Iran PressIran news: The US Department of the Treasury's Office of Foreign Assets Control (OFAC) announced on Thursday that it had listed a network that has allegedly helped Iran evade US sanctions and sell its petrochemical products. 

The Department has named two individuals and nine companies that claim to be part of a network evading sanctions against Iran.

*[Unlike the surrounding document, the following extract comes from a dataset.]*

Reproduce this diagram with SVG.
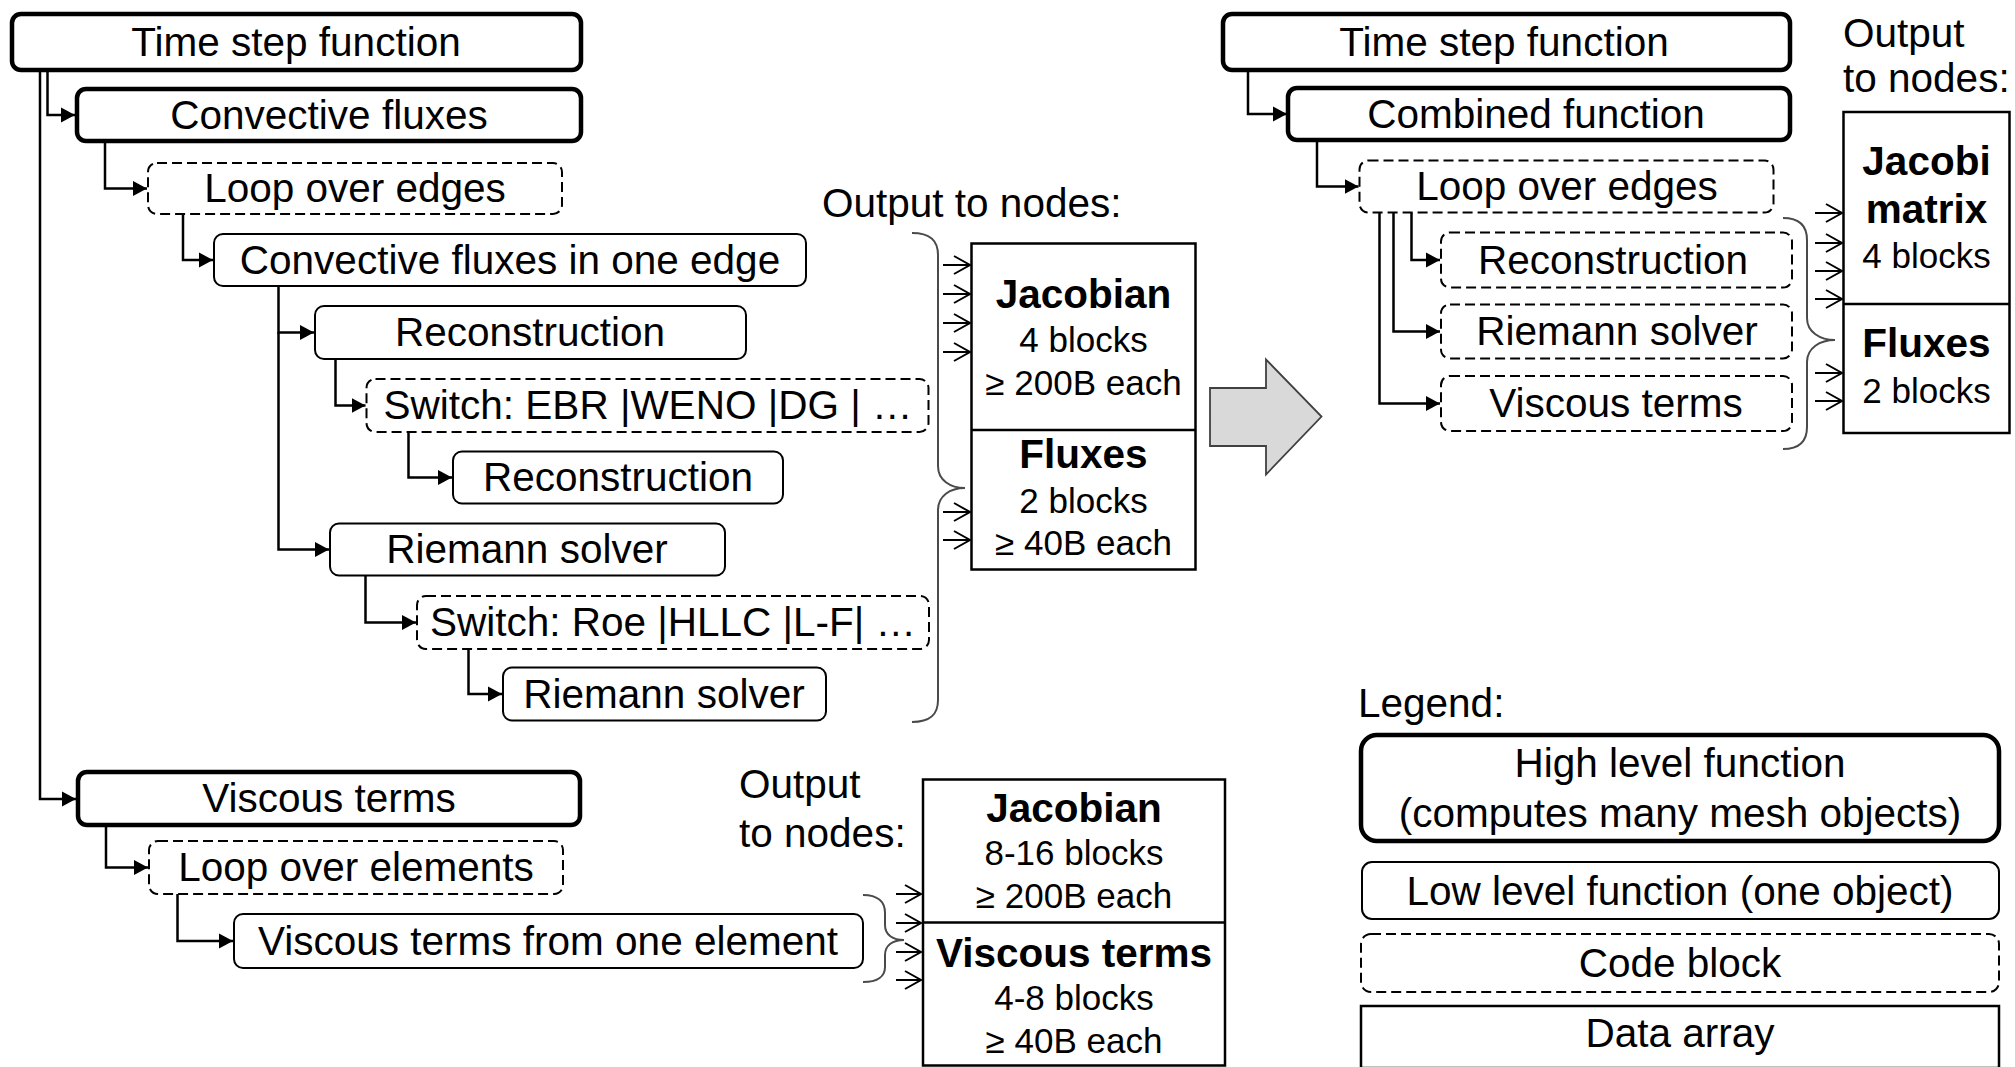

The Treasury Department said in a statement: "Today, the US Department of the Treasury's Office of Foreign Assets Control (OFAC) sanctioned a network of Iranian petrochemical producers, as well as front companies in the People's Republic of China (PRC) and the United Arab Emirates (UAE) that support Triliance Petrochemical Co. Ltd. (Triliance) and Iran's Petrochemical Commercial Company (PCC), entities instrumental in brokering the sale of Iranian petrochemicals abroad. This network helps effect international transactions and evade sanctions, supporting the sale of Iranian petrochemical products to customers in the PRC and the rest of East Asia."

Mehdi Safari, Deputy Minister of Economic Diplomacy of the Ministry of Foreign Affairs of Iran, said in a telephone conversation with IRIB: "Iran's petrochemical industries and products have been sanctioned before, but the sale of the products has been done in different ways and will continue." Every day, the United States puts people on its sanctions list under various pretexts. 

Still, it will not hinder the process of selling petrochemical products, and the sale of these products will go on," Safari added. 

"They want to say that they are in control of us and monitor Iran's activities, but the Islamic Republic has for years used its methods for self-sufficiency, sales, exports, and imports," said Iran's Deputy Foreign Minister for Economic Diplomacy.